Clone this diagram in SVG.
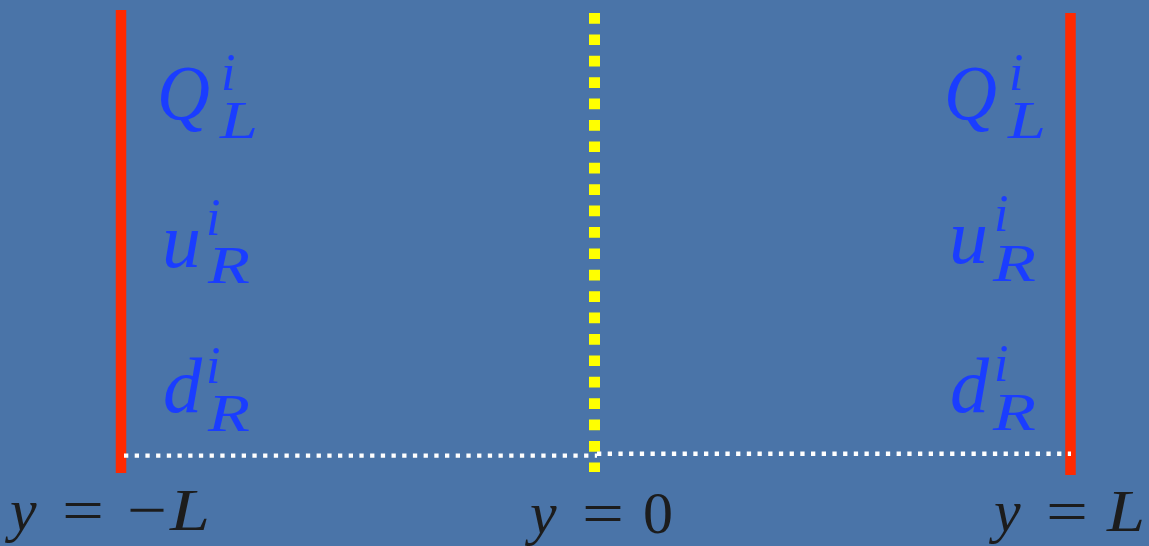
<svg xmlns="http://www.w3.org/2000/svg" width="1149" height="546" viewBox="0 0 1149 546">
<style>
.m{font-family:"Liberation Serif","DejaVu Serif",serif;font-style:italic;fill:#1a3dff}
.big{font-size:78px}
.sm{font-size:52px}
.lab{font-family:"Liberation Serif","DejaVu Serif",serif;font-size:60px;fill:#1c1c1c}
.it{font-style:italic}
.wall{stroke:#ff2a00;stroke-width:10.5}
.brane{stroke:#ffff00;stroke-width:11;stroke-dasharray:10.7 10.7}
.floor{stroke:#ffffff;stroke-width:4.4;stroke-dasharray:4.3 6.4}
</style>
<rect width="1149" height="546" fill="#4a74a8"/>
<g id="connectors">
<line class="wall" x1="121" y1="10" x2="121" y2="473"/>
<line class="wall" x1="1070.5" y1="13" x2="1070.5" y2="475"/>
<line class="brane" x1="594.5" y1="13" x2="594.5" y2="472"/>
<line class="floor" x1="124" y1="455.6" x2="597" y2="455.6"/>
<line class="floor" x1="597" y1="453.7" x2="1071" y2="453.7"/>
</g>
<g id="left-Q">
<text class="m"><tspan class="big" x="157" y="119" textLength="53" lengthAdjust="spacingAndGlyphs">Q</tspan><tspan class="sm" x="221" y="90">i</tspan><tspan class="sm" x="220" y="138" textLength="38" lengthAdjust="spacingAndGlyphs">L</tspan></text>
</g>
<g id="left-u">
<text class="m"><tspan class="big" x="162" y="267">u</tspan><tspan class="sm" x="206" y="235">i</tspan><tspan class="sm" x="208" y="283" textLength="42" lengthAdjust="spacingAndGlyphs">R</tspan></text>
</g>
<g id="left-d">
<text class="m"><tspan class="big" x="163" y="412">d</tspan><tspan class="sm" x="206" y="383">i</tspan><tspan class="sm" x="208" y="431" textLength="42" lengthAdjust="spacingAndGlyphs">R</tspan></text>
</g>
<g id="right-Q">
<text class="m"><tspan class="big" x="944" y="119" textLength="53" lengthAdjust="spacingAndGlyphs">Q</tspan><tspan class="sm" x="1009" y="90">i</tspan><tspan class="sm" x="1008" y="138" textLength="38" lengthAdjust="spacingAndGlyphs">L</tspan></text>
</g>
<g id="right-u">
<text class="m"><tspan class="big" x="949" y="263">u</tspan><tspan class="sm" x="994" y="231">i</tspan><tspan class="sm" x="993" y="281" textLength="43" lengthAdjust="spacingAndGlyphs">R</tspan></text>
</g>
<g id="right-d">
<text class="m"><tspan class="big" x="950" y="412">d</tspan><tspan class="sm" x="994" y="381">i</tspan><tspan class="sm" x="993" y="430" textLength="43" lengthAdjust="spacingAndGlyphs">R</tspan></text>
</g>
<g id="label-left">
<text class="lab"><tspan class="it" x="10" y="530">y</tspan><tspan x="62" y="530" textLength="42" lengthAdjust="spacingAndGlyphs">=</tspan><tspan x="127" y="530" textLength="40" lengthAdjust="spacingAndGlyphs">−</tspan><tspan class="it" x="170" y="530" textLength="40" lengthAdjust="spacingAndGlyphs">L</tspan></text>
</g>
<g id="label-center">
<text class="lab"><tspan class="it" x="530" y="533">y</tspan><tspan x="582" y="533" textLength="42" lengthAdjust="spacingAndGlyphs">=</tspan><tspan x="643" y="533" textLength="30" lengthAdjust="spacingAndGlyphs">0</tspan></text>
</g>
<g id="label-right">
<text class="lab"><tspan class="it" x="994" y="531">y</tspan><tspan x="1046" y="531" textLength="42" lengthAdjust="spacingAndGlyphs">=</tspan><tspan class="it" x="1107" y="531" textLength="38" lengthAdjust="spacingAndGlyphs">L</tspan></text>
</g>
</svg>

▸ **TASK PROMPT**
Using the material above, set down every line exactly, but skip the pictures.

▸ **RESULT OF THE TASK**
Clone this diagram in SVG.
<svg xmlns="http://www.w3.org/2000/svg" width="1149" height="546" viewBox="0 0 1149 546">
<style>
.m{font-family:"Liberation Serif","DejaVu Serif",serif;font-style:italic;fill:#1a3dff}
.big{font-size:78px}
.sm{font-size:52px}
.lab{font-family:"Liberation Serif","DejaVu Serif",serif;font-size:60px;fill:#1c1c1c}
.it{font-style:italic}
.wall{stroke:#ff2a00;stroke-width:10.5}
.brane{stroke:#ffff00;stroke-width:11;stroke-dasharray:10.7 10.7}
.floor{stroke:#ffffff;stroke-width:4.4;stroke-dasharray:4.3 6.4}
</style>
<rect width="1149" height="546" fill="#4a74a8"/>
<g id="connectors">
<line class="wall" x1="121" y1="10" x2="121" y2="473"/>
<line class="wall" x1="1070.5" y1="13" x2="1070.5" y2="475"/>
<line class="brane" x1="594.5" y1="13" x2="594.5" y2="472"/>
<line class="floor" x1="124" y1="455.6" x2="597" y2="455.6"/>
<line class="floor" x1="597" y1="453.7" x2="1071" y2="453.7"/>
</g>
<g id="left-Q">
<text class="m"><tspan class="big" x="157" y="119" textLength="53" lengthAdjust="spacingAndGlyphs">Q</tspan><tspan class="sm" x="221" y="90">i</tspan><tspan class="sm" x="220" y="138" textLength="38" lengthAdjust="spacingAndGlyphs">L</tspan></text>
</g>
<g id="left-u">
<text class="m"><tspan class="big" x="162" y="267">u</tspan><tspan class="sm" x="206" y="235">i</tspan><tspan class="sm" x="208" y="283" textLength="42" lengthAdjust="spacingAndGlyphs">R</tspan></text>
</g>
<g id="left-d">
<text class="m"><tspan class="big" x="163" y="412">d</tspan><tspan class="sm" x="206" y="383">i</tspan><tspan class="sm" x="208" y="431" textLength="42" lengthAdjust="spacingAndGlyphs">R</tspan></text>
</g>
<g id="right-Q">
<text class="m"><tspan class="big" x="944" y="119" textLength="53" lengthAdjust="spacingAndGlyphs">Q</tspan><tspan class="sm" x="1009" y="90">i</tspan><tspan class="sm" x="1008" y="138" textLength="38" lengthAdjust="spacingAndGlyphs">L</tspan></text>
</g>
<g id="right-u">
<text class="m"><tspan class="big" x="949" y="263">u</tspan><tspan class="sm" x="994" y="231">i</tspan><tspan class="sm" x="993" y="281" textLength="43" lengthAdjust="spacingAndGlyphs">R</tspan></text>
</g>
<g id="right-d">
<text class="m"><tspan class="big" x="950" y="412">d</tspan><tspan class="sm" x="994" y="381">i</tspan><tspan class="sm" x="993" y="430" textLength="43" lengthAdjust="spacingAndGlyphs">R</tspan></text>
</g>
<g id="label-left">
<text class="lab"><tspan class="it" x="10" y="530">y</tspan><tspan x="62" y="530" textLength="42" lengthAdjust="spacingAndGlyphs">=</tspan><tspan x="127" y="530" textLength="40" lengthAdjust="spacingAndGlyphs">−</tspan><tspan class="it" x="170" y="530" textLength="40" lengthAdjust="spacingAndGlyphs">L</tspan></text>
</g>
<g id="label-center">
<text class="lab"><tspan class="it" x="530" y="533">y</tspan><tspan x="582" y="533" textLength="42" lengthAdjust="spacingAndGlyphs">=</tspan><tspan x="643" y="533" textLength="30" lengthAdjust="spacingAndGlyphs">0</tspan></text>
</g>
<g id="label-right">
<text class="lab"><tspan class="it" x="994" y="531">y</tspan><tspan x="1046" y="531" textLength="42" lengthAdjust="spacingAndGlyphs">=</tspan><tspan class="it" x="1107" y="531" textLength="38" lengthAdjust="spacingAndGlyphs">L</tspan></text>
</g>
</svg>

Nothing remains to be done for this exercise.